Liz Carson for Slow Art Day

8, April 2014 § 1 Comment

metzkerphilly

In anticipation of Slow Art Day, Aegean Center photography instructor Liz Carson has contributed this description of Ray Metzker’s photograph “Couplets: Philadelphia 1968.”

Ray Metzker’s concern was always city life, its mechanical aspects and the people who inhabit it.  His subjects were often telephone poles and parking garages and the shapes and shadows created by these elements. His observations of modern day cities were timeless with an eye to the geometry of dark and light patterns. He was a meticulous observer of the sun noting its position so that he could return to a particular location when the lights and shadows were appropriate to express his ideas. This photograph is probably a spontaneous capture but some others were planned specifically to catch a passing figure in light or as a silhouette.

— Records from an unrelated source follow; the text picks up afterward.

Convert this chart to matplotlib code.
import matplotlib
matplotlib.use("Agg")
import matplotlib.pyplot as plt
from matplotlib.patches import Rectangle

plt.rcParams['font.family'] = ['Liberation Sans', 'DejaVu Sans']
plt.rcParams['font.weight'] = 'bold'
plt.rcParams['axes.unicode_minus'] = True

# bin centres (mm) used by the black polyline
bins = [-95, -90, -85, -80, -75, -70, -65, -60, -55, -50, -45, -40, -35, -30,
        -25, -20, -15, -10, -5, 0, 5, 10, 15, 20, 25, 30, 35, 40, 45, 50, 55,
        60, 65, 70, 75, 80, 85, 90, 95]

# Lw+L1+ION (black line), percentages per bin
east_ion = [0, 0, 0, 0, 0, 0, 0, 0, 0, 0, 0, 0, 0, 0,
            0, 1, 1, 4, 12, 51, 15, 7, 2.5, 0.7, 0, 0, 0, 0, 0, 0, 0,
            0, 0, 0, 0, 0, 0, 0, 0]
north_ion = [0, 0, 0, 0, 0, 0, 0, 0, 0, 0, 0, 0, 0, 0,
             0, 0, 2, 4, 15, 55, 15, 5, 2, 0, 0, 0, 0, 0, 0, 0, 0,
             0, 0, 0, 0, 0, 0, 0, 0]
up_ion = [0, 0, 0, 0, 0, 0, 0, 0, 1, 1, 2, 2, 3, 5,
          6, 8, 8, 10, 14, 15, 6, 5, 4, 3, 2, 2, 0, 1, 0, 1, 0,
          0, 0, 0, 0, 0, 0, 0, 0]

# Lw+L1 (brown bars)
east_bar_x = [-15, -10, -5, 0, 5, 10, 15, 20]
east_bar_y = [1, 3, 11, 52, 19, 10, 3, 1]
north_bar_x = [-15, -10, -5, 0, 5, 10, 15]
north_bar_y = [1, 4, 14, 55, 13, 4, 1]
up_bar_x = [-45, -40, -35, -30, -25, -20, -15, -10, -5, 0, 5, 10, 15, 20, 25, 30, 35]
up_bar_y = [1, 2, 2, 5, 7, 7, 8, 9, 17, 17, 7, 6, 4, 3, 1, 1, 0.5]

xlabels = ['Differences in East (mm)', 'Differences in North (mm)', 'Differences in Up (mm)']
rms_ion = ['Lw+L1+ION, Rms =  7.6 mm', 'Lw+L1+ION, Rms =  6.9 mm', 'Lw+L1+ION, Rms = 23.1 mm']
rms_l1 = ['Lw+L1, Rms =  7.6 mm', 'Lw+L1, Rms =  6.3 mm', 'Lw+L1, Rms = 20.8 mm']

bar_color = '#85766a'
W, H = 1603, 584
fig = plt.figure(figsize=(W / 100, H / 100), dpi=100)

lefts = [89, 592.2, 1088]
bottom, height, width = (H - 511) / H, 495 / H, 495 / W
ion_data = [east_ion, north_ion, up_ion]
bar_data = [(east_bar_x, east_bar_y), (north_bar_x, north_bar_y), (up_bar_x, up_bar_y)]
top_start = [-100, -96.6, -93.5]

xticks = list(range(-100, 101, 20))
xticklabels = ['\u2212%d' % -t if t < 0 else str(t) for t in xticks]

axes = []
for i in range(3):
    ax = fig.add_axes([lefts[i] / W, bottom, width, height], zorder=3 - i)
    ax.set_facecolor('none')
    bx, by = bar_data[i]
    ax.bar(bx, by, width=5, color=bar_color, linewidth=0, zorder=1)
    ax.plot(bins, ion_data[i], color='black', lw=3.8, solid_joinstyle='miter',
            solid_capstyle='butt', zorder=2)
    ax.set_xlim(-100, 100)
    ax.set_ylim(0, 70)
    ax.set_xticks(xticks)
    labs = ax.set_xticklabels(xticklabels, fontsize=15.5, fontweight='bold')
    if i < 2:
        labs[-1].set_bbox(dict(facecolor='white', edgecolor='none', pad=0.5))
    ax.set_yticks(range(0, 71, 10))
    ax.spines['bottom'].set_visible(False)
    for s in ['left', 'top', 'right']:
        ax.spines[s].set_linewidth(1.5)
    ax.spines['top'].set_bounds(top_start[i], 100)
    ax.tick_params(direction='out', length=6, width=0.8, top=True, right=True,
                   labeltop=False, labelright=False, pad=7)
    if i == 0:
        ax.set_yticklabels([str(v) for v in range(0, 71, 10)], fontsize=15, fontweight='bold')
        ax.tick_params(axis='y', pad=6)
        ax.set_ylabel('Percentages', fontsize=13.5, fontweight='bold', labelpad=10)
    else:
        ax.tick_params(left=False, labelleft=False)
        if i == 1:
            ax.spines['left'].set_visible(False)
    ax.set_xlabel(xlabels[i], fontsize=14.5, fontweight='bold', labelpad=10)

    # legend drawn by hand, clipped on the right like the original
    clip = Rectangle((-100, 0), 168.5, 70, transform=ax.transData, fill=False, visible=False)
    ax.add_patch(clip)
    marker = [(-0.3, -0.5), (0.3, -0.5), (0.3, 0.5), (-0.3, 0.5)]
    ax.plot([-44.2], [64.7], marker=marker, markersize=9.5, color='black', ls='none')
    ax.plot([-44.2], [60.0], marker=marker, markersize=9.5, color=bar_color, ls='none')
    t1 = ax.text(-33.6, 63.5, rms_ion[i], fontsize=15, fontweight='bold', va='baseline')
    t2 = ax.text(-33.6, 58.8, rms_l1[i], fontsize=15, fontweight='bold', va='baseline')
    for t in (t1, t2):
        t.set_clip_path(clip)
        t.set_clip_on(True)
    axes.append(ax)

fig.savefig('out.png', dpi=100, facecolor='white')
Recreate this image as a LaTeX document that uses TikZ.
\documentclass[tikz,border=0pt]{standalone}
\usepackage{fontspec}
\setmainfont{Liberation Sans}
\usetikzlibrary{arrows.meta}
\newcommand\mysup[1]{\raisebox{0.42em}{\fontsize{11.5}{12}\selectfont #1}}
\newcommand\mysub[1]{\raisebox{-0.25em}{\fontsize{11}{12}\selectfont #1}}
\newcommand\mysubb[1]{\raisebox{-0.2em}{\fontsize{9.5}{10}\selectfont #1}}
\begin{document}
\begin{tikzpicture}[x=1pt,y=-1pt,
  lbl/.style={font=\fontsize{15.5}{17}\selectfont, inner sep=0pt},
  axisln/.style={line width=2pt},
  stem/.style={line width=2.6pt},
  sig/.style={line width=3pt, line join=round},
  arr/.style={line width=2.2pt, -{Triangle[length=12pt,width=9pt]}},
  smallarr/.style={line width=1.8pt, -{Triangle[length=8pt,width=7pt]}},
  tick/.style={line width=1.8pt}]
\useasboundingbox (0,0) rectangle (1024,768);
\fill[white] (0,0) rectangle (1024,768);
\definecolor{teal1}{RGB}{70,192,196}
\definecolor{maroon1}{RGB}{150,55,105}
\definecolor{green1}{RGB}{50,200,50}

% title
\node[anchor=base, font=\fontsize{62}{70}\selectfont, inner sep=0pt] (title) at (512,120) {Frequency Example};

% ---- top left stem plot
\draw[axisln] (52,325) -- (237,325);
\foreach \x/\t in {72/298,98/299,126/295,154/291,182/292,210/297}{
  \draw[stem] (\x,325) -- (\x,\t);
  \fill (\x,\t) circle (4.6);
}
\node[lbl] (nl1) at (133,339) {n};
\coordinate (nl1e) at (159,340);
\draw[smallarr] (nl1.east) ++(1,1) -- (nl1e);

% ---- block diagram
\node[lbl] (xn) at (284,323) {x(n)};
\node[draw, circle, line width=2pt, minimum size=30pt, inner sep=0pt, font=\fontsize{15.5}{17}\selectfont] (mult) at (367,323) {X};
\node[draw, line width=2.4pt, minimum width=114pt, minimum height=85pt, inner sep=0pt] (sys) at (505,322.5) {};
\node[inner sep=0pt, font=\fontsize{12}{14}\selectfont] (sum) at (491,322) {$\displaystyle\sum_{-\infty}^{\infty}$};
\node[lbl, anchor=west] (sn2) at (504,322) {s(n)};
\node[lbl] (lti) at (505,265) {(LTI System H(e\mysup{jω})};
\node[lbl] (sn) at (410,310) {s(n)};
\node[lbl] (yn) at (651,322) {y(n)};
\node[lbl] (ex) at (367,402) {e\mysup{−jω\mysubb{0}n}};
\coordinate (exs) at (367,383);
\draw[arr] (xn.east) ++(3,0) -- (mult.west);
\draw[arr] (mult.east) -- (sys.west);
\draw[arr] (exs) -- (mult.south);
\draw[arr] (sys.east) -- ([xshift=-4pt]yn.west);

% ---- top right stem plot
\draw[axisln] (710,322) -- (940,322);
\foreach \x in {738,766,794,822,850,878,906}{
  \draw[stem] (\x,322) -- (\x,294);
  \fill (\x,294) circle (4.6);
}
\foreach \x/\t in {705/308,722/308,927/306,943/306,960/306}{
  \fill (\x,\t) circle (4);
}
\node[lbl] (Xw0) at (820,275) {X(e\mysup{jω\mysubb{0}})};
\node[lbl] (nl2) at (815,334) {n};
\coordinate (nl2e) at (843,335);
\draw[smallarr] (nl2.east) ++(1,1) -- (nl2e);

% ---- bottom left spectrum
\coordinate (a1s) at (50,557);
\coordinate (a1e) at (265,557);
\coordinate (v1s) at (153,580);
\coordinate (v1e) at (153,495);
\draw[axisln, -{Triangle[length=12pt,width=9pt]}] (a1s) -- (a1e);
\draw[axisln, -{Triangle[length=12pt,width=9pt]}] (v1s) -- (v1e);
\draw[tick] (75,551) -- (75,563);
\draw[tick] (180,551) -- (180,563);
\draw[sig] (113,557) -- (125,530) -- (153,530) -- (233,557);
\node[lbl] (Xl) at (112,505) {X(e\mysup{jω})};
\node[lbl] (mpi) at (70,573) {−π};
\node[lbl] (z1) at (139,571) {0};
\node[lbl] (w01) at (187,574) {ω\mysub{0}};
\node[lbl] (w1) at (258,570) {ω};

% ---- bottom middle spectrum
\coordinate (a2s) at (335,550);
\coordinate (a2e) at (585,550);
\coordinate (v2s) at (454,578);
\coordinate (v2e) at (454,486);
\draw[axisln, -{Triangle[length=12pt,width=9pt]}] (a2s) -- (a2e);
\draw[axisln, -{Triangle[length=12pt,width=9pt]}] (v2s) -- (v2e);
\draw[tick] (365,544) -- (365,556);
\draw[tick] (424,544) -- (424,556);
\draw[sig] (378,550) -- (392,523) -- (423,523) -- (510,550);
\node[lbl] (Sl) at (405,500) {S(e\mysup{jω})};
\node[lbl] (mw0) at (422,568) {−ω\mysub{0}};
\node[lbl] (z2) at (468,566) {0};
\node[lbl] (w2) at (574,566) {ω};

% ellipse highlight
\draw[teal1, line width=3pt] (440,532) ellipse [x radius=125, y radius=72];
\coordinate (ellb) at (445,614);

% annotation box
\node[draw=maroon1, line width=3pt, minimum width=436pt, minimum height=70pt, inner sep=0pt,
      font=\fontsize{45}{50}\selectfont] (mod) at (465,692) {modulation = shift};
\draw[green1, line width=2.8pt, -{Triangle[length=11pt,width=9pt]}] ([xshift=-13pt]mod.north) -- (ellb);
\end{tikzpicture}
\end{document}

This pair of photographs by Metzker is a good example of using overall darks and lights to create dynamic action in an otherwise static composition. The bottom image has a strong triangle of dark in the lower right with a diagonal rising streak of light. Heightened contrast makes what would be an everyday scene into an dramatic event. In both photographs the figures are backlit creating dark silhouettes against the light. This draws your eye toward them as you try to decipher the details of their forms. The abundance of white in the picture counterbalances what could be a sinister feeling of the figures.  The light makes the character of the street more open and inviting and leads you on  to the open sky above.